110K And Counting: 'Harambe's Law' Petition


More than 110,000 people have signed a Change.org petition which calls for the creation of a law to hold zoo visitors responsible for the well-being of endangered animals held there. This comes in the wake of Harambe the gorilla's shooting in the Cincinnati Zoo May 28.

The author of the petition, a woman from Chicago, plans to send the petition to lawmakers once it receives enough signatures, KMOV reports.

A different petition created by a woman in Cincinnati blames the 4-year-old's parents for neglect and calls for them to be investigated, according to WCPO.  This one has garnered an even higher number of supporters so far at around 330,000.

The investigation of the incident is ongoing, and may possibly still result in criminal charges for the parents.  On May 31, prosecutor Joe Deters released the following statement related to the case:

"The incident at the Cincinnati Zoo involving the young child who fell into the gorilla enclosure is under investigation by the Cincinnati Police Department. Once their investigation is concluded, they will confer with our office on possible criminal charges. When the investigation and review are complete, we will update the media."

Internet commentators upset with Harambe's death have taken to social media to condemn the incident.  The parents have been blamed by many for allowing their child to run off, and zoo security has also been criticized for not adequately blocking the child from the gorilla's enclosure.

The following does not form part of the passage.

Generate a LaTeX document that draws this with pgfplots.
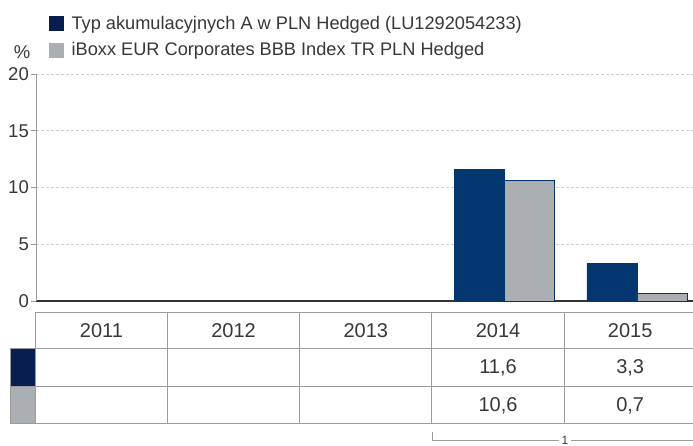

The petition for "Harambe's Law" called for negligent visitors to face legal consequences when their actions cause harm to endangered animals.  The petition identifies zoo visitors as parties responsible for animals' safety.

It reads:

It is completely negligent for any man, woman or child to enter an exhibit or restricted area at a zoo, sanctuary or wild animal park. To ensure this never happens again, we would like to enact Harambe's Law, that if at anytime this shall occur, the negligent party and or [parties] be held financially and criminally responsible for any harm and or loss to an animal, specifically when said animal is Critically Endangered.